Oleh: Syafaat
SuaraIndonesia.net–Pagi ini saya sedang piket di loby seperti biasanya, kebetulan ada kloter yang baru datang tadi malam, wajahnya masih terlihat lelah karena baru saja melaksanakan umroh, senyum bahagia masih sempat ditebarkan menambah hangat suasana Makkah yang memang hangat.
Saya lupa namanya, bahkan lupa apakah pernah bertemu dengannya sebelumnya ataukah belum, sekuntum mawar ungu semerbak harum diserahkan, secantik orang yang menyerahkan.
Ternyata di bumi gersang yang tanahnya terdiri dari pasir dan bebatuan ini ada banyak mawar yang bisa kita nikmati, merekah seperti gadis belia yang bermakna dengan alam.
Saya tidak memperdulikan apakah pernah bertemu sebelumnya ataukah tidak, bahkan senyum manisnya juga berharap segera pudar dari ingatan.
Di tanah haram mempunyai aturan sedikit berbeda, seperti halnya ramadhan sebagai tempat mengekang diri dari nafsu yang tidak terkendali.
Ada banyak niat di kepala orang-orang yang datang, tidak semuanya murni ibadah, namun bisa jadi mereka hanya mengejar nikmatnya dunia.
Saya kira Makkah benar-benar gersang, panas menyengat tak banyak menumbuhkan buah-buahan, dan hanya kurma saja yang memang tumbuh subur di tanah ini, namun nyatanya entah dari mana datangnya buah-buahan segar banyak ditemukan di mana-mana, mawar segar kita temukan di loby hotel, terutama pertama kali kita datang.

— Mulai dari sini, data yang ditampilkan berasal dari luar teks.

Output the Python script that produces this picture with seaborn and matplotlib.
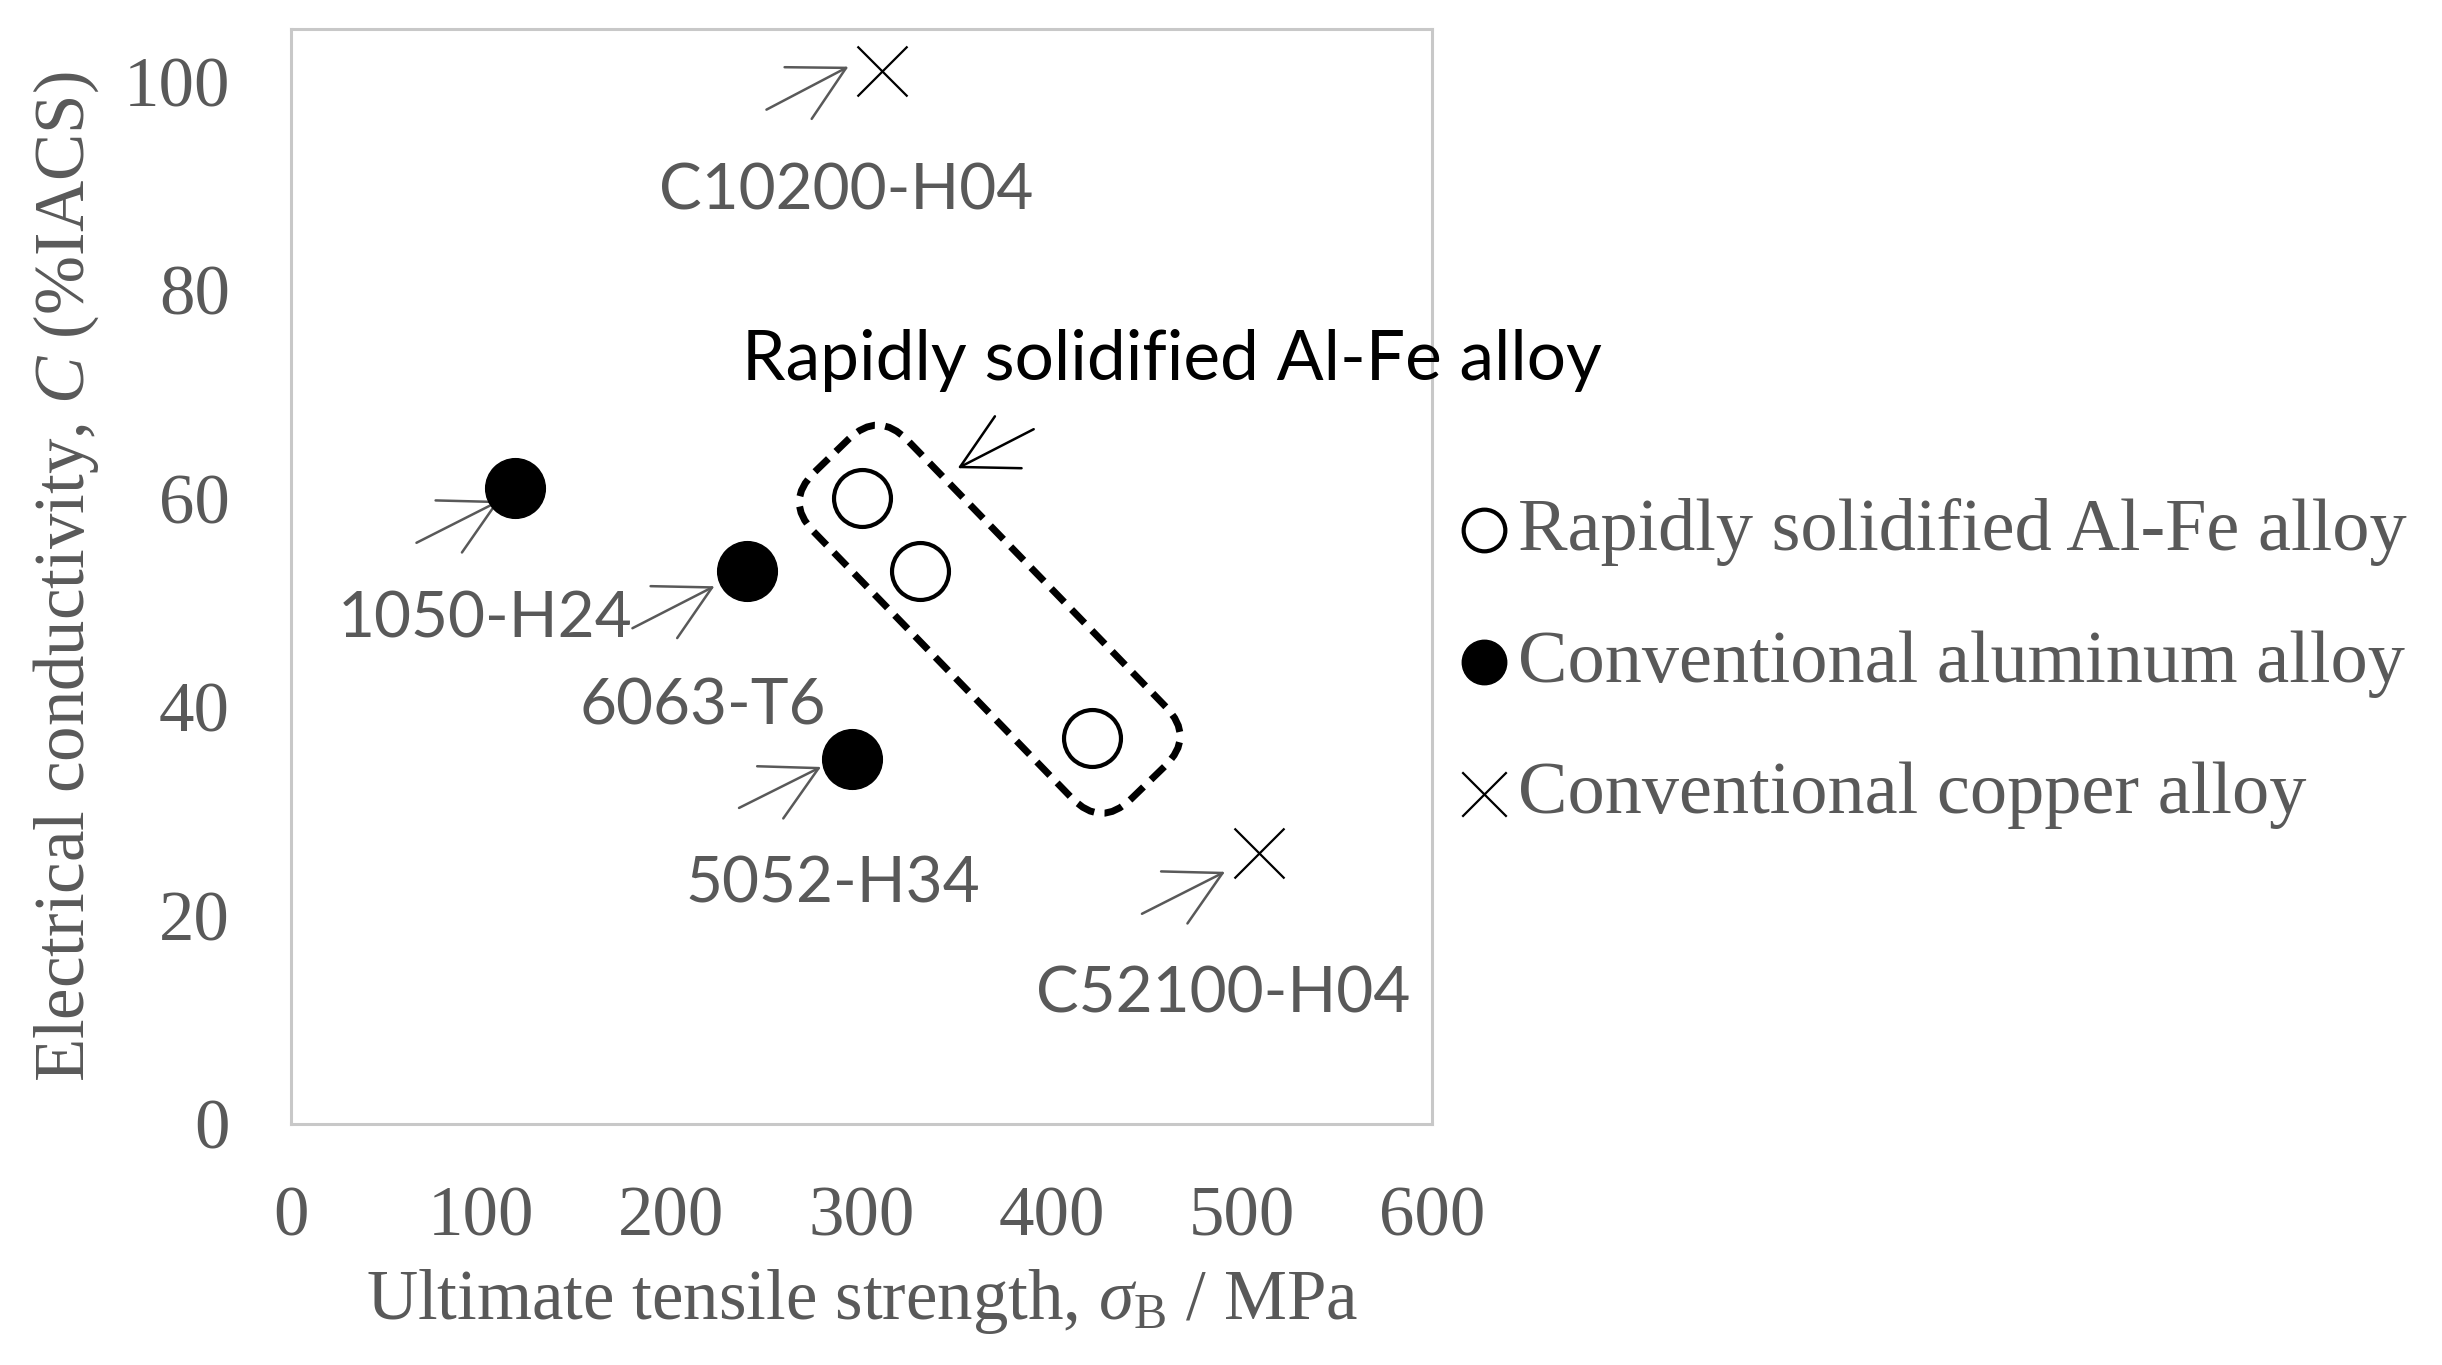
import matplotlib
matplotlib.use("Agg")
import matplotlib.pyplot as plt
import matplotlib.transforms as mtransforms
from matplotlib.patches import FancyBboxPatch
import seaborn as sns

# rapidly solidified Al-Fe alloy
rs_strength = [300, 331, 421]
rs_conductivity = [60, 53, 37]

# conventional aluminum alloys
al_names = ["1050-H24", "6063-T6", "5052-H34"]
al_strength = [118, 240, 295]
al_conductivity = [61, 53, 35]

# conventional copper alloys
cu_names = ["C10200-H04", "C52100-H04"]
cu_strength = [311, 509]
cu_conductivity = [101, 26]

x_ticks = [0, 100, 200, 300, 400, 500, 600]
y_ticks = [0, 20, 40, 60, 80, 100]

GRAY = "#595959"

sns.set_style("white")
plt.rcParams["font.family"] = ["Liberation Serif", "DejaVu Serif"]
plt.rcParams["mathtext.fontset"] = "custom"
plt.rcParams["mathtext.rm"] = "Liberation Serif"
plt.rcParams["mathtext.it"] = "Liberation Serif:italic"

fig = plt.figure(figsize=(24.42, 13.65), dpi=100)
ax = fig.add_axes([0.1192, 0.1766, 0.4672, 0.8022])

sns.scatterplot(x=rs_strength, y=rs_conductivity, ax=ax, marker="o", s=41**2,
                facecolor="white", edgecolor="black", linewidth=3.0,
                label="Rapidly solidified Al-Fe alloy", zorder=4)
sns.scatterplot(x=al_strength, y=al_conductivity, ax=ax, marker="o", s=43**2,
                color="black", edgecolor="black", linewidth=1,
                label="Conventional aluminum alloy", zorder=4)
sns.scatterplot(x=cu_strength, y=cu_conductivity, ax=ax, marker="x", s=36**2,
                color="black", linewidth=1.6,
                label="Conventional copper alloy", zorder=4)

ax.set_xlim(0, 600)
ax.set_ylim(0, 105)
ax.set_xticks(x_ticks)
ax.set_yticks(y_ticks)
ax.tick_params(axis="x", direction="in", length=15, width=2, color="#D9D9D9",
               labelsize=51, labelcolor=GRAY, pad=44)
ax.tick_params(axis="y", direction="in", length=15, width=2, color="#D9D9D9",
               labelsize=51, labelcolor=GRAY, pad=44)
for sp in ax.spines.values():
    sp.set_color("#C8C8C8")
    sp.set_linewidth(2.2)

ax.set_xlabel(r"Ultimate tensile strength, $\sigma_{\mathrm{B}}$ / MPa",
              fontsize=51, color=GRAY, labelpad=12)
ax.set_ylabel("Electrical conductivity, $C$ (%IACS)", fontsize=51, color=GRAY,
              labelpad=16)


def px_offset(dx, dy):
    return mtransforms.offset_copy(ax.transData, fig=fig, x=dx, y=dy, units="dots")


arrow_gray = dict(arrowstyle="->,head_length=1.95,head_width=1.05", mutation_scale=20,
                  color=GRAY, lw=1.8, shrinkA=0, shrinkB=0)
arrow_black = dict(arrow_gray, color="black")

# label layout: (head offset, tail offset, text offset) in pixels from the point
al_layout = [((-16, -13), (-99, -55), (-30, -132)),
             ((-33, -15), (-115, -57), (-45, -135)),
             ((-31, -8), (-113, -49), (-19, -126))]
cu_layout = [((-34, 4), (-116, -39), (-36, -121)),
             ((-34, -19), (-117, -61), (-36, -142))]

for names, xs, ys, layout in [(al_names, al_strength, al_conductivity, al_layout),
                              (cu_names, cu_strength, cu_conductivity, cu_layout)]:
    for name, x, y, (head, tail, lab) in zip(names, xs, ys, layout):
        ax.annotate("", xy=(x, y), xycoords=px_offset(*head),
                    xytext=(x, y), textcoords=px_offset(*tail),
                    arrowprops=arrow_gray)
        ax.text(x, y, name, transform=px_offset(*lab), ha="center", va="center",
                fontsize=46, color=GRAY, family="Lato")

# dashed rounded box around the rapidly solidified points
box_center = (367.4, 48.4)
box_len, box_wid, box_r = 4.55, 1.31, 0.42
box_trans = (mtransforms.Affine2D().rotate_deg(-45.9) + fig.dpi_scale_trans
             + mtransforms.ScaledTranslation(box_center[0], box_center[1], ax.transData))
box = FancyBboxPatch((-box_len / 2, -box_wid / 2), box_len, box_wid,
                     boxstyle=f"round,pad=0,rounding_size={box_r}",
                     transform=box_trans, fill=False, edgecolor="black",
                     linewidth=5.0, linestyle=(0, (2.7, 1.5)), zorder=3,
                     clip_on=False)
ax.add_patch(box)
ax.annotate("", xy=box_center, xycoords=px_offset(-32, 151),
            xytext=box_center, textcoords=px_offset(44, 190),
            arrowprops=arrow_black)
ax.text(box_center[0], box_center[1], "Rapidly solidified Al-Fe alloy",
        transform=px_offset(182, 259), ha="center", va="center",
        fontsize=50, color="black", family="Lato")

leg = ax.legend(loc="center left", bbox_to_anchor=(0.5987, 0.5139),
                bbox_transform=fig.transFigure, frameon=False, fontsize=53.5,
                handlelength=0.6, handletextpad=0.16, labelspacing=0.86,
                borderpad=0, borderaxespad=0)
for txt in leg.get_texts():
    txt.set_color(GRAY)
handles = leg.legend_handles
handles[0].set_sizes([30**2])
handles[1].set_sizes([32**2])
handles[2].set_sizes([32**2])

fig.savefig("out.png", dpi=100)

Hotel kami dekat dengan taman,vada rumput hijau terlihat dari jauh, beberapa jamaah memanfaatkan senam dan jalan-jalan menjaga kebugaran, para tenaga kesehatan memandu mereka yang melakukan senam haji, sebuah senam ringan yang diperuntukkan bagi mereka yang sudah tidak muda lagi, beberapa diantaranya hanya jalan jalan di lorong depan kamar.
Saya penasaran dengan hijaunya rerumputan tersebut yang seakan tak layu dengan panasnya alam, tetap segar meski banyak kaki menginjaknya, terlihat sangat alami meskipun pada akhirnya saya tahu bahwa itu hanya rumput sintetis saja.
Kita menyiapkan para jamaah ini tetap sehat agar di puncak haji, entahlah apa hubungannya mawar ungu dengan jamaah haji, saya pernah menanyakan kepada Nona Cici, dokter cantik yang pagi itu juga sedang jaga di pos kesehatan, namun hanya senyum yang diberikan sebagai jawaban.
Setiap pagi kita jalan-jalan ke kamar kamar jamaah, ngobrol dengan mereka yang kadangkala hingga lupa waktu. Kita seperti saudara yang lama tidak bertemu, cerita-cerita kehidupan keluar dari mulut mereka, tentang tanaman pagi menguning hingga anak-anak yang mulai dewasa.
Masih terngiang dalam ingatan, pertama kali datang di hotel, disambut alunan shalawat, beberapa gadis cantik berjilbab hitam menyambut dengan memasang gelang maktab, mengalungkan kartu seperti para juara mendapat medali, gadis cantik berhidung mancung juga menyerahkan mawar merah maron, mawar asli yang entah dipetik darimana, hati terasa tentram karena kita disambut dengan senyum kehangatan.
Mungkin mawar yang sekarang ada di tanganku merupakan mawar sambutan selamat datang.